Fransız metafizikçi ve yazar René Guénon, 7 Ocak 1951 tarihinde bu dünyadan ayrıldı. Ancak, bıraktığı felsefi düşünceler ve eserleri, metafizik alanında kalıcı bir etki bırakmış ve düşünce dünyasına yeni perspektifler sunmuştur.
Guénon’un Hayatı ve Eğitimi: Doğu Felsefesiyle Yolculuk
René Guénon, 15 Kasım 1886’da Blois, Fransa’da doğdu. Hayatının erken dönemlerinde matematik ve fizik alanlarında eğitim aldı. Ancak, genç yaşlarda kendisini özellikle Doğu felsefesi ve ezoterizmi üzerine yoğunlaştırmaya başladı.
Eğitim Yılları ve İlgi Alanlarının Değişimi:
Guénon’un eğitim hayatı, bilimle başladı. Matematik ve fizikle ilgilenmesi, onun rasyonel düşünceyi anlamasına ve bilimsel bir temele sahip olmasına katkı sağladı. Ancak, zaman içinde ilgi alanları değişmeye başladı.
Doğu Felsefesi ve Ezoterizm:
Guénon’un yaşamında önemli bir dönemeç, Doğu felsefesi ve ezoterizmi keşfetmesi oldu. Bu dönemde, Hint, Çin ve İslam kültürlerinin geleneksel öğretileri üzerine derinlemesine çalışmalara girişti. Özellikle, geleneksel bilgelik ve mistisizmin derinliklerini anlamak için çaba harcadı.

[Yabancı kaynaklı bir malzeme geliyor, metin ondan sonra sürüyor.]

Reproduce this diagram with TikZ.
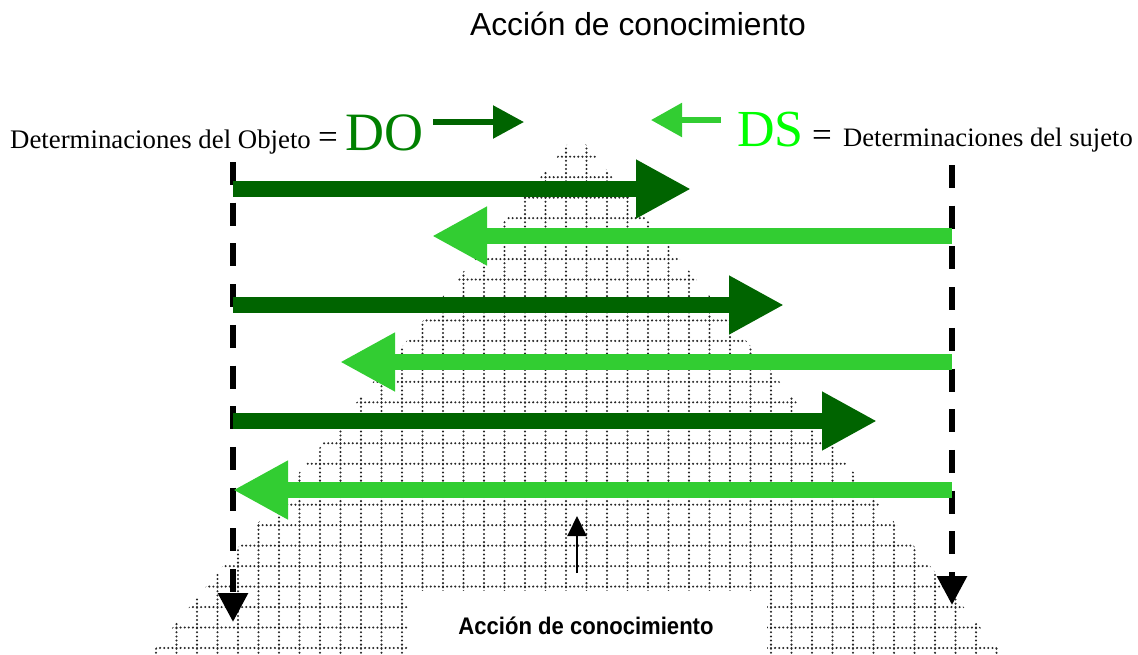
\documentclass[tikz,border=0pt]{standalone}
\usepackage{fontspec}
\setmainfont{Liberation Serif}
\newfontfamily\arialf{Liberation Sans}
\usetikzlibrary{arrows.meta}
\definecolor{dkg}{RGB}{0,100,0}
\definecolor{ltg}{RGB}{50,205,50}
\definecolor{dog}{RGB}{0,128,0}
\definecolor{dsg}{RGB}{0,255,0}
\begin{document}
\begin{tikzpicture}[x=1pt,y=-1pt,
  gridline/.style={line width=2.3pt, black!85, line cap=round, dash pattern=on 0pt off 4.1pt},
  darrow/.style={line width=16pt, dkg, -{Triangle[length=55pt,width=55pt]}},
  larrow/.style={line width=16pt, ltg, -{Triangle[length=55pt,width=55pt]}},
  vdash/.style={line width=6pt, black, dash pattern=on 23pt off 17.7pt, -{Triangle[length=29pt,width=29pt]}},
  lbl/.style={inner sep=0pt, anchor=base west}]
\useasboundingbox (0,0) rectangle (1138,654);
% dotted pyramid
\begin{scope}
\clip (576.5,133) -- (151,654) -- (1002,654) -- cycle;
\foreach \k in {0,...,24} \draw[gridline] (156,{156.7+20.47*\k}) -- (1000,{156.7+20.47*\k});
\foreach \j in {-20,...,21} \draw[gridline] ({566+20.5*\j},136.23) -- ({566+20.5*\j},654);
\end{scope}
\fill[white] (408,591) rectangle (767,655);
% texts
\node[anchor=base, inner sep=0pt] (title) at (638,35) {\arialf\fontsize{31.8}{36}\selectfont Acción de conocimiento};
\node[lbl] (lt) at (10,148) {\fontsize{26.8}{30}\selectfont Determinaciones del Objeto};
\node[lbl] (eq1) at (318,148) {\fontsize{35}{40}\selectfont =};
\node[lbl] (do) at (345,150) {\color{dog}\fontsize{54}{60}\selectfont DO};
\node[lbl] (ds) at (737,146) {\color{dsg}\fontsize{52}{60}\selectfont DS};
\node[lbl] (eq2) at (812,146) {\fontsize{35}{40}\selectfont =};
\node[lbl] (rt) at (843,146) {\fontsize{26.6}{30}\selectfont Determinaciones del sujeto};
\node[anchor=base, inner sep=0pt, xscale=0.92] (bot) at (586,634) {\arialf\bfseries\fontsize{24}{28}\selectfont Acción de conocimiento};
% coordinates
\coordinate (dos) at (433,122); \coordinate (doe) at (524,122);
\coordinate (dss) at (721,120); \coordinate (dse) at (651,120);
\coordinate (lv1) at (233,162); \coordinate (lv2) at (233,622);
\coordinate (rv1) at (952,165); \coordinate (rv2) at (952,605);
\coordinate (a1s) at (233,189); \coordinate (a1e) at (691,189);
\coordinate (b1s) at (952,236); \coordinate (b1e) at (432,236);
\coordinate (a2s) at (233,305); \coordinate (a2e) at (784,305);
\coordinate (b2s) at (952,362); \coordinate (b2e) at (340,362);
\coordinate (a3s) at (233,421); \coordinate (a3e) at (877,421);
\coordinate (b3s) at (952,490); \coordinate (b3e) at (233,490);
\coordinate (us) at (577,573); \coordinate (ue) at (577,516);
% top small arrows
\draw[line width=5.5pt, dkg, -{Triangle[length=31pt,width=32pt]}] (dos) -- (doe);
\draw[line width=5.5pt, ltg, -{Triangle[length=31pt,width=33pt]}] (dss) -- (dse);
% dashed verticals
\draw[vdash] (lv1) -- (lv2);
\draw[vdash] (rv1) -- (rv2);
% horizontal arrows
\draw[darrow] (a1s) -- (a1e);
\draw[larrow] (b1s) -- (b1e);
\draw[darrow] (a2s) -- (a2e);
\draw[larrow] (b2s) -- (b2e);
\draw[darrow] (a3s) -- (a3e);
\draw[larrow] (b3s) -- (b3e);
% up arrow
\draw[line width=2pt, black, -{Triangle[length=20pt,width=19pt]}] (us) -- (ue);
\end{tikzpicture}
\end{document}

Eserleri ve Felsefi Çabaları:
Guénon’un eserleri, geleneksel bilgeliği ve modern düşünceyi birleştirmeye yönelik bir çabanın ürünüdür. “Orient et Occident” (Doğu ve Batı) adlı eseri, bu çabanın bir yansıması olarak öne çıkar. Eserlerinde, geleneksel bilgeliğin evrenselliğini vurgularken, modern dünyanın materyalist yaklaşımını sorgular.
Ezoterik Bakış Açısı:
Guénon, eserlerinde sadece dini ve felsefi konulara değil, aynı zamanda sembolizm, ezoterizm ve mistisizm gibi konulara da odaklandı. Onun bakış açısı, sembollerin ve gizli anlamların dünyasını keşfetmeye yönelik derin bir arzuyu yansıtır. Ayrıca, insanın evrensel bir varlık olduğunu ve bu evrensel gerçeği anlamak için geleneksel bilgelikle bağlantı kurmanın önemini vurgular.
İslam’a Dönüş:
Guénon’un hayatının son dönemlerinde, özellikle İslam’a duyduğu derin ilgiyle dikkat çekti. İslam’a olan bu dönüşü, eserlerine ve düşüncelerine de yansıdı. Guénon, İslam’ın geleneksel ve evrensel öğretilerine olan bağlılığını vurgulayarak yaşamını tamamladı.